Şu ana kadar, CHP'nin barış sürecini sahicileştirme, parlementoda sorunu çözme politikası, başarısız oldu. Kılıçdaroğlu'nun açtığı kredi, Erdoğan tarafından hemen reddedildi. Değil CHP, AKP bakanları ve BDP eşbaşkanları dahi hiçbirşeye karıştırılmıyor. ama CHP'nin bunu başaramamasındaki esas neden, buna taş koyan CHP içindeki ulusalcı muhalefet.
30 eylül sabahı günlerdir şişirilip propagandası yapılan, içeriği sır gibi saklanıp ama dedikodusundan sayfalar doldurulan "Demokrasi Paketi" açıklandı. Dağ fare doğurdu. Bunu bildiği için de, Erdoğan günler önce: "yine muhalefet buna da karşı çıkacak" diyerek muhalefete yükleniyordu.
Pakette her konudan söz var ama somut ya da ciddi bir adımdan söz etmek olanaklı değil. Hiçbir sorunun çözümü için radikal bir karar yok. Daha çok zaman kazanmaya yönelik bol reklamla süslenmiş ve herşeyi imaj yaratma üzerine kuran bir pazarlama taktiği... Bu kez başbakan veya başka bir siyasetçinin imajı değil, bir ürünün imajı...

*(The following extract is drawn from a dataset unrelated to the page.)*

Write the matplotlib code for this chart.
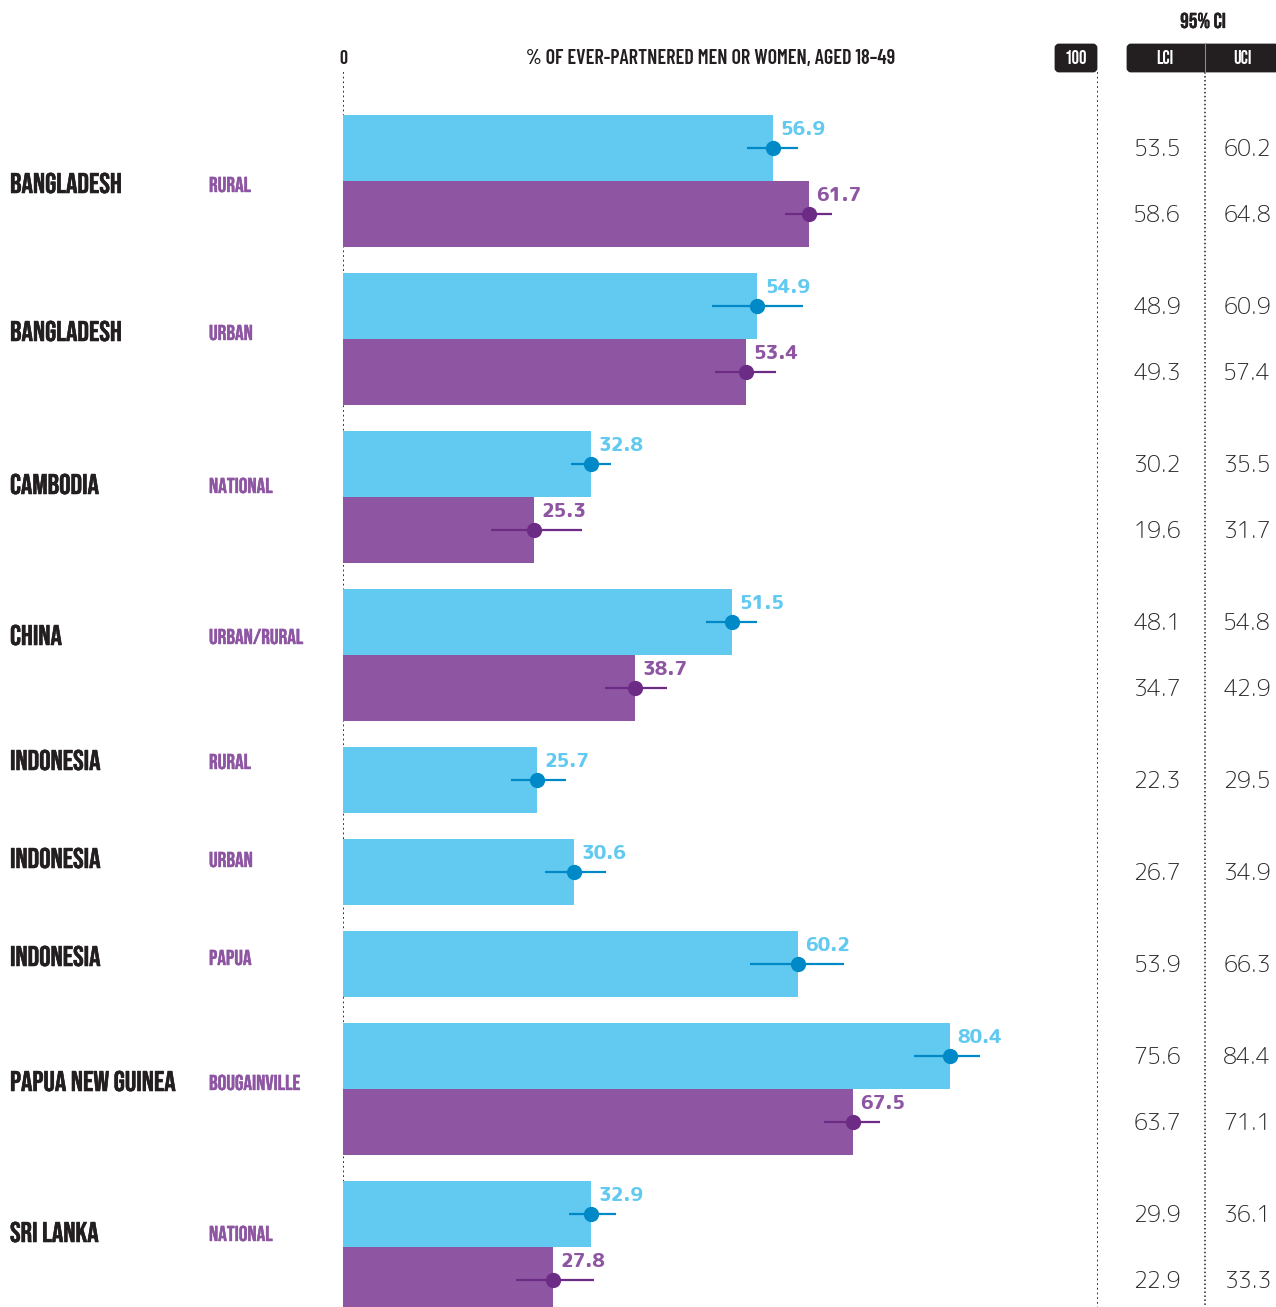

Ürün: Demokrasi Paketi! Neredeyse, sadece televizyonda ve reklamla satılıp dükkanlarda bulunmayan, saç çıkarıcı ya da cinsel gücü arttırıcı ilaçların pazarlanması gibi...
-Hakkını yemeyelim, kullanılan reklamcılar aldıkları parayı hak eder cinsten.
-Bunun adına AKP katılımcılığı mı demeli? Peki, katılanlar kim mi?
-Pazar araştırmacı şirket ve reklamcı şirket yetkilileri...
-Al sana katılımcı demokrasi...
-Sanırım AKP milletvekilleri ya da parti üyelerinin bile bu kararlara katılımına izin verilmiyor.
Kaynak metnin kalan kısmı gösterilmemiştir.